The Hidden Yet Incredibly Powerful Benefits of Being Self-aware and Empathetic

People might describe me as driven or ambitious but, truth be told, I’ve never been a career person. My life has always been focused around relationships — romantic or not. I care deeply about the relationships in my life and they have played a huge role in my personal fulfilment and well-being. 

When I was younger, I thought this was a bad thing. I felt ashamed for being so sensitive and emotionally impacted by romantic relationships. While many of my peers went out and about to network and talk about their impressive CVs, all that I found a real interest in was anything concerning people. I was unknowingly horning those so-called soft skills that keep being pointed out as the most significant qualities yet never seem to have enough weight in the real world. 

Deep down, I’d always known what my core gifts are, but back then I didn’t know they were gifts and what they were good for. For example, my empathy and self-awareness. I couldn’t use these two qualities to directly make money. I couldn’t really quantify them (or at least didn’t know how) to show others that I could be of use to them and prove to myself I was good enough.  

For a long time, I didn’t think very highly of myself. I even hated my own gifts. I was convinced that my empathy and sensitivity were my weaknesses which held me back in life. I wished I could be a detached, too-cool-to-care-about-love, career-driven woman. I developed an attraction towards busy, emotionless people who seemed successful on the outside but had little empathy and depth. 

Here are the quotes from my favourite self-help book called Deeper Dating by Ken Page that sum up my past dating experiences well:

Deep inside we know that these Core Gifts are worthy, and we never stop longing to find someone who treasures them, but after getting the message that these gifts are risky or unlovable, we learn to hide and bury them.

and

If we deny or dishonor a Core Gift, we are likely to choose someone who also dishonors it—and then to be intensely vulnerable to any negative judgment they have about us.

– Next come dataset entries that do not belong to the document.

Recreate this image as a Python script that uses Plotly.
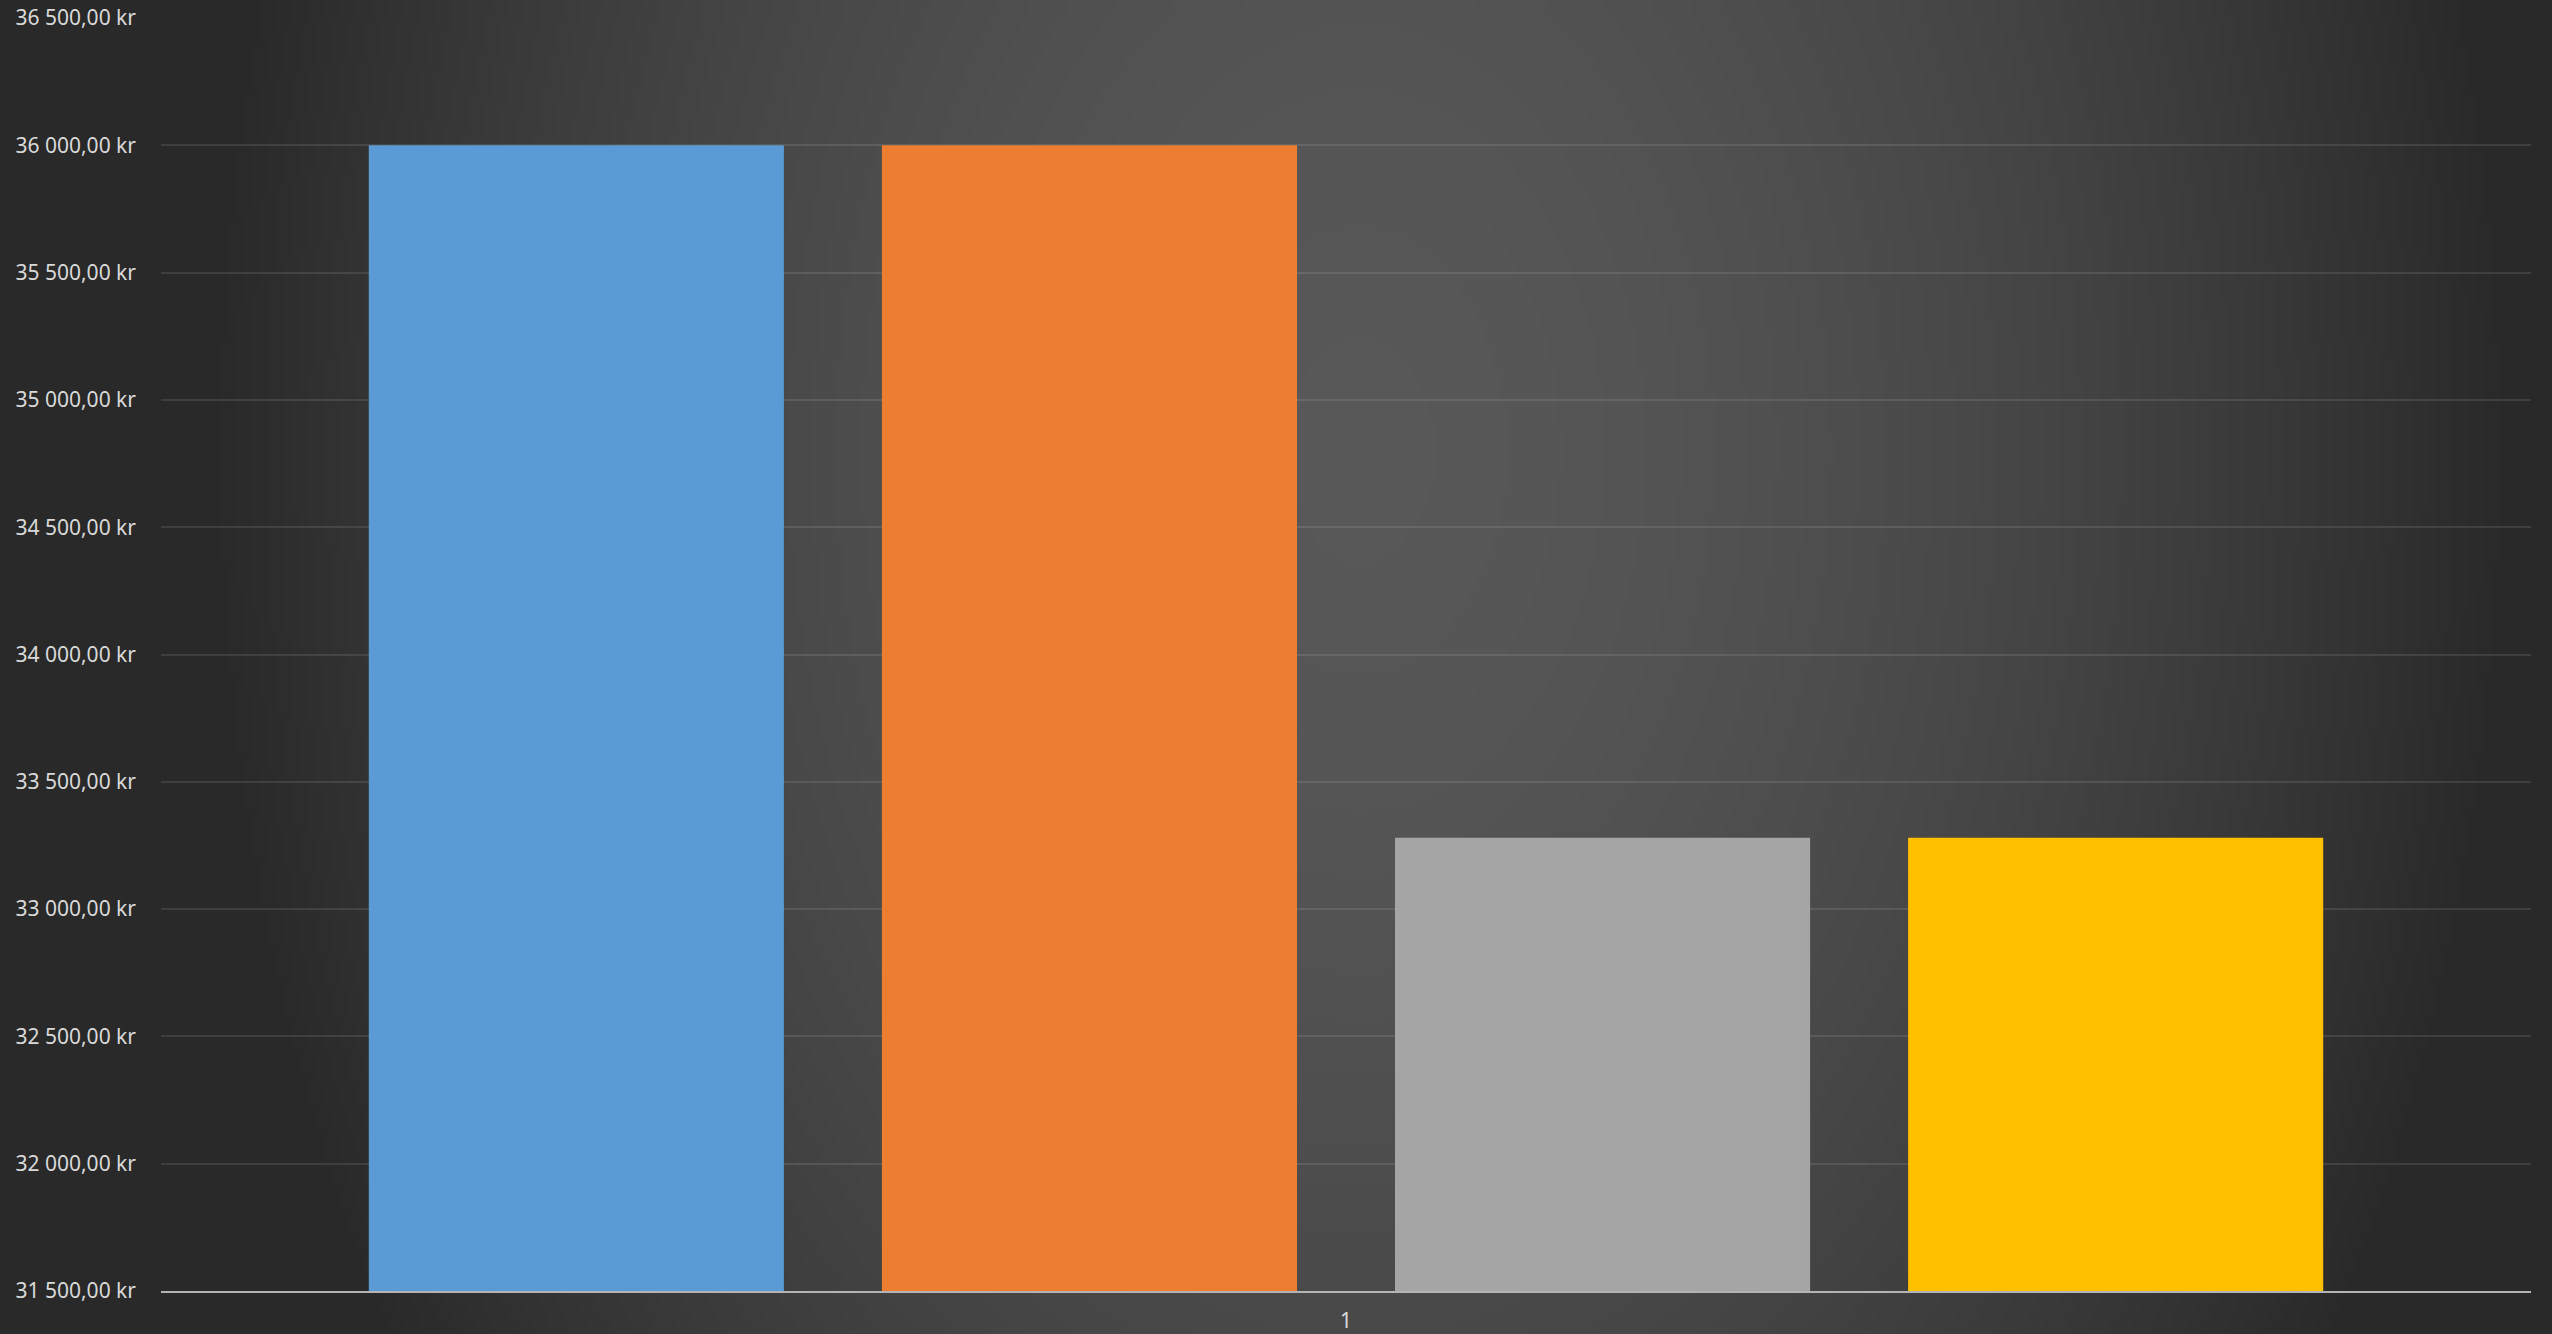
import base64, zlib, struct
import numpy as np
import plotly.graph_objects as go

# ---- data ----
categories = ["1"]
series_names = ["Serie 1", "Serie 2", "Serie 3", "Serie 4"]
series_values = [36000.0, 36000.0, 33280.0, 33280.0]
series_colors = ["#5b9bd5", "#ed7d31", "#a5a5a5", "#ffc000"]
y_min, y_max, y_step = 31500, 36500, 500

W, H = 2552, 1334
ML, MR, MT, MB = 161, 21, 18, 43
PW, PH = W - ML - MR, H - MT - MB

# ---- radial background gradient as an inline PNG ----
def make_png(arr):
    h, w, _ = arr.shape
    raw = b"".join(b"\x00" + arr[i].tobytes() for i in range(h))
    def chunk(t, d):
        c = struct.pack(">I", len(d)) + t + d
        return c + struct.pack(">I", zlib.crc32(t + d) & 0xFFFFFFFF)
    return (b"\x89PNG\r\n\x1a\n" + chunk(b"IHDR", struct.pack(">IIBBBBB", w, h, 8, 2, 0, 0, 0))
            + chunk(b"IDAT", zlib.compress(raw, 9)) + chunk(b"IEND", b""))

gw, gh = 319, 167
yy, xx = np.mgrid[0:gh, 0:gw]
px = (xx + 0.5) / gw * W
py = (yy + 0.5) / gh * H
t = np.sqrt(((px - 1360) / 1150) ** 2 + ((py - 450) / 1700) ** 2)
f = np.clip(t, 0, 1) ** 1.7
c0 = np.array([0x58, 0x58, 0x58], float)
c1 = np.array([0x29, 0x29, 0x29], float)
img = np.round(c0[None, None, :] * (1 - f[..., None]) + c1[None, None, :] * f[..., None]).astype(np.uint8)
bg_uri = "data:image/png;base64," + base64.b64encode(make_png(img)).decode()

fig = go.Figure()
for name, val, col in zip(series_names, series_values, series_colors):
    fig.add_trace(go.Bar(
        x=categories, y=[val - y_min], base=y_min, name=name,
        marker=dict(color=col, line=dict(width=0)),
    ))

fig.update_layout(
    width=W, height=H,
    margin=dict(l=ML, r=MR, t=MT, b=MB, autoexpand=False),
    paper_bgcolor="#2b2b2b",
    plot_bgcolor="rgba(0,0,0,0)",
    barmode="group",
    bargap=0.134,
    bargroupgap=0.191,
    showlegend=False,
    separators=", ",
    font=dict(family="Noto Sans", size=21, color="#d9d9d9"),
    images=[dict(source=bg_uri, xref="paper", yref="paper", x=-ML / PW, y=1 + MT / PH,
                 sizex=W / PW, sizey=H / PH, sizing="stretch", layer="below",
                 xanchor="left", yanchor="top")],
)
fig.update_xaxes(
    showgrid=False, zeroline=False, automargin=False,
    showline=True, linecolor="#b4b4b4", linewidth=2,
    layer="above traces", ticks="", ticklabelstandoff=10,
    tickfont=dict(family="Noto Sans", size=21, color="#d9d9d9"),
)
fig.update_yaxes(
    range=[y_min, y_max], dtick=y_step, tick0=y_min, automargin=False,
    tickformat=",.2f", ticksuffix=" kr",
    showgrid=True, gridcolor="rgba(255,255,255,0.10)", gridwidth=2,
    zeroline=False, showline=False, ticks="", ticklabelstandoff=24,
    tickfont=dict(family="Noto Sans", size=21, color="#d9d9d9"),
)

fig.write_html(
    "out.html",
    config={"displayModeBar": False},
    post_script="document.body.style.margin='0';document.body.style.overflow='hidden';",
)
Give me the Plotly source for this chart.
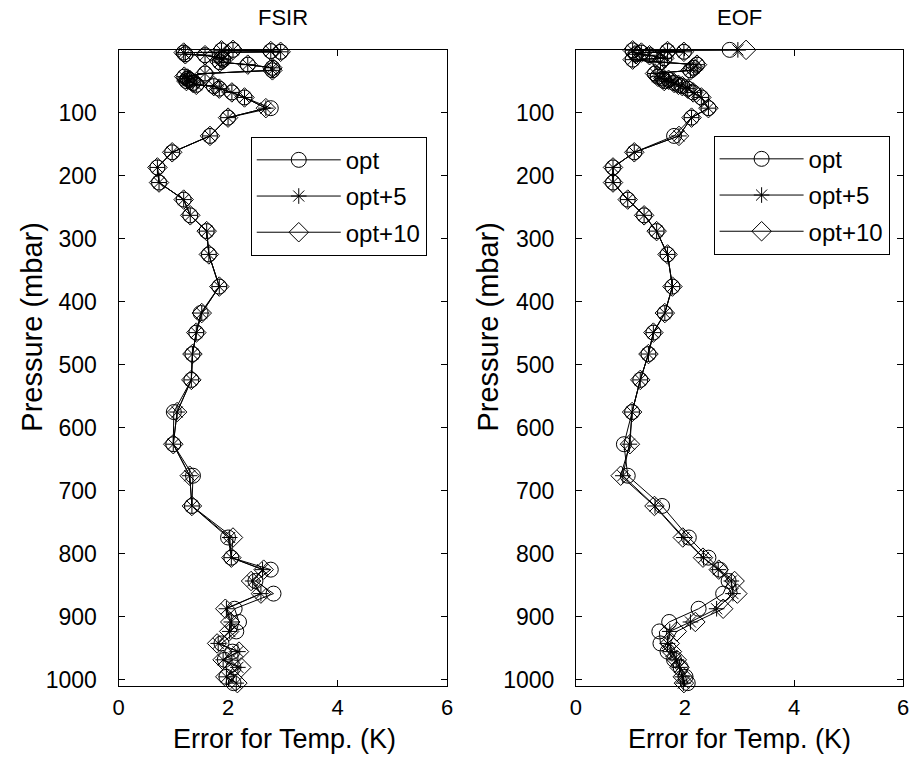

The author of this book and I went through similar journeys. He wrote:

As I came to value my sensitivity (a journey that still continues), my life began to change in wonderful ways. I started building love, not just chasing it down with people who weren’t particularly interested. I began to spend time with the precious people who honored me for who I was. I gradually stopped looking for tawdry sex and found myself meeting kind and available men more often. The more I embraced my authentic self, the more the quality of men I dated improved.

I could relate to this completely. Eventually, like the author, I also came to realise that I could choose to embrace my core gifts and let authentic love come into my life. My whole world shifted. All along, I had asked myself what my self-awareness and empathy were for. I had thought that these qualities were only self-directed and could not make me valuable to anyone. If anything, they might have even caused me overwhelming stress and made letting go almost an impossible task

But now I know

Embarking on this journey of embracing my core gifts, I’ve gained a level of clarity that is both mature and transformative. It’s true that my self-awareness and empathy are more self-directed than benefiting others. But it’s not entirely true. It works like this: My self-awareness and empathy help me find myself first, so I can selflessly help others. And the gift is that it has happened at a rather young age. 

I could imagine, without these qualities, I would end up wasting my time doing many jobs that don’t suit me, being in many relationships that don’t work for me, and regret it all later in life when the consequences become permanent. My self-awareness and empathy have allowed me to put many psychological issues in the past and, thanks to this, I have so much time and space ahead of me to enjoy myself peacefully and do good for others. 

The most amazing thing is that I have stopped feeling like I’m on a journey. There’s a deep sense of knowing in me that I’m here. Every day, I’m here, I’m at the right place, and I’m true. Being highly self-aware and empathetic has also led to having high emotional intelligence and good interpersonal skills, which serve my lifelong interest in relationships very well.

Most notably, when my core gift is empathy, the right people for me are, luckily, not those who are detached, careless, insensitive, or obsessed with work. They’re those who are empathetic, understanding, and caring, with an emotional depth of an ocean. I’m grateful every day that they’re the people I’ve already had in my life — the people I’ve intuitively navigated towards amidst pain and confusion. 

Because of these people, there’s so much compassion, kindness, and lovingness in my world. It’s abundant and overflowing. It’s always been there and ready for me to come and bathe myself in it. The moment I chose to appreciate those qualities in myself, I unlocked an ability to appreciate them in others and recognise their presence and power in everything I do. 

As it turns out, facing myself is scary, but only at first. Then it’s the best thing I could’ve ever done. 

What are Core Gifts? They are simply your points of deepest sensitivity to life.